Celebrating Differences

Averi Amsterdam, Staff Writer

Every year, Thanksgiving and Black Friday mark the beginning of the winter holiday season. The stores fill up with shoppers searching for the perfect gifts, determined to find the best sales. December first marks the 25 Days to Christmas movie countdown on Freeform, formerly known as ABC Family. Decorations are going up everywhere and there is plenty of holiday spirit in the air. Yet, what many tend to neglect, are all the other holidays celebrated during the month of December.

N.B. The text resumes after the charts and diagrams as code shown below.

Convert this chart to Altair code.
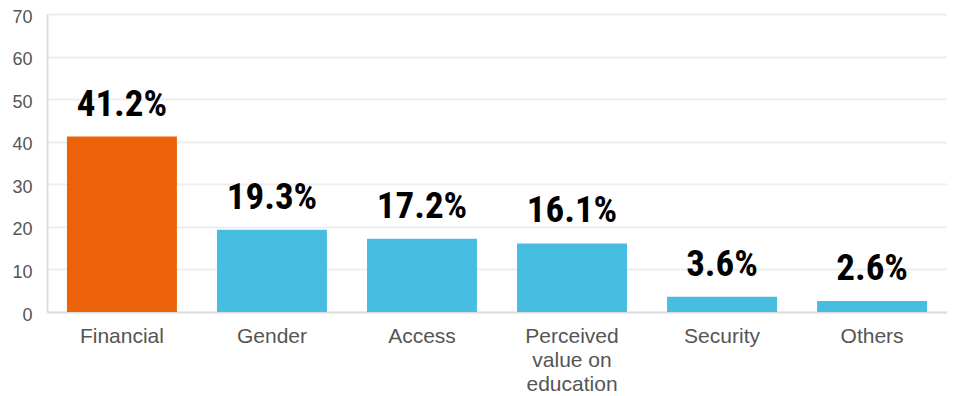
import altair as alt
import pandas as pd

categories = ["Financial", "Gender", "Access", "Perceived\nvalue on\neducation", "Security", "Others"]
values = [41.2, 19.3, 17.2, 16.1, 3.6, 2.6]
labels = ["41.2%", "19.3%", "17.2%", "16.1%", "3.6%", "2.6%"]
highlight = ["yes", "no", "no", "no", "no", "no"]

df = pd.DataFrame({"cat": categories, "val": values, "label": labels, "hl": highlight})

x = alt.X("cat:N", sort=categories, title=None,
          scale=alt.Scale(paddingInner=0.267, paddingOuter=0.133),
          axis=alt.Axis(labelAngle=0, labelExpr="split(datum.label, '\\n')",
                        labelFontSize=21, labelColor="#555555", labelFont="Liberation Sans",
                        labelLineHeight=24, labelPadding=13, ticks=False,
                        domainColor="#dddddd", domainWidth=2, grid=False))
y = alt.Y("val:Q", title=None,
          scale=alt.Scale(domain=[0, 70], nice=False),
          axis=alt.Axis(values=[0, 10, 20, 30, 40, 50, 60, 70], labelFontSize=18,
                        labelColor="#555555", labelFont="Liberation Sans", labelPadding=15,
                        labelOffset=3, ticks=False, domainColor="#dddddd", domainWidth=2,
                        gridColor="#eeeeee", gridWidth=2))

bars = alt.Chart(df).mark_bar().encode(
    x=x, y=y,
    color=alt.Color("hl:N", scale=alt.Scale(domain=["yes", "no"], range=["#EB620B", "#47BEE1"]), legend=None),
)
text = alt.Chart(df).mark_text(font="Roboto Condensed, Liberation Sans Narrow, Roboto", fontWeight="bold",
                               fontSize=37, baseline="alphabetic", dy=-21, color="#000000").encode(
    x=alt.X("cat:N", sort=categories), y="val:Q", text="label:N")

chart = (bars + text).properties(
    width=900, height=298,
    autosize=alt.AutoSizeParams(type="none"),
    padding={"left": 39, "top": 6, "right": 0, "bottom": 88},
).configure_view(stroke=None)

chart.save("out.html", embed_options={"renderer": "svg", "actions": False})
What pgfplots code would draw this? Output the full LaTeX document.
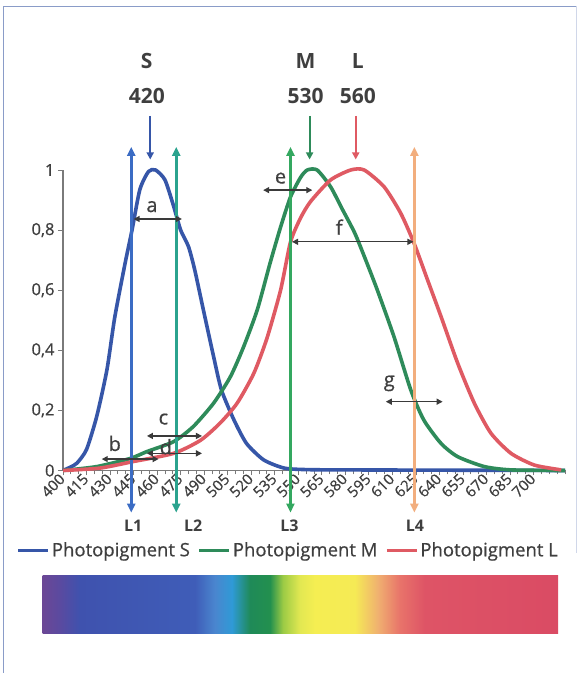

Beginning on December 24 this year, Hanukkah is the eight-day festival of lights. Since the Jewish calendar is based on the moon, Hanukkah can be celebrated at a different time in the winter each year. A few years ago, the holiday overlapped with Thanksgiving. For eight days, a blessing is said as one additional candle is lit each night on the menorah. After the Temple of Jerusalem was revived, the Jewish people wanted to celebrate by lighting what they would hope to be an eternal flame. Only finding a little bit of oil, they did not expect the flame to last more than one night. Instead, the flame lasted for eight straight nights, hence why they now celebrate Hanukkah for eight days. Other traditions associated with this holiday include gift giving, playing dreidel, and enjoying potato latkes.

Kwanzaa is a weeklong celebration honoring African heritage beginning on December 26. This year marks the 50th anniversary of this holiday. The seven candles on the kinara, as well as the seven days of celebration, represent each of the seven principles of Kwanzaa, or African Heritage. The principles are Umoja (unity), Kujichaguilia (self-determination), Ujima (collective work and responsibility), Ujamaa (cooperative economics), Nia (purpose), Kuumba (creativity), and Imani (faith). Family’s households are decorated with colorful African art, cloths, and fresh fruit. Respect and gratitude is given to their ancestors through libations. Ceremonies can include music, readings, reflections, and discussions.


Celebrated on December 26 each year, Boxing Day traditionally was the day in which servants and tradesmen would receive gifts from those they worked for. This originates from the European tradition of giving to those in service positions, a tradition that dates back to the Middle Ages. As time progressed, Boxing Day has turned into a shopping holiday in the UK, Canada, Australia, and New Zealand, much like Black Friday in the United States. Large sporting events are also held on this day.

Other dates to make note of throughout the month of December include the seventh to remember and honor those who died during the attack on Pearl Harbor, the Seinfeld celebration of Festivus, and the other various and delicious food celebration days scattered over the 31 days of the month.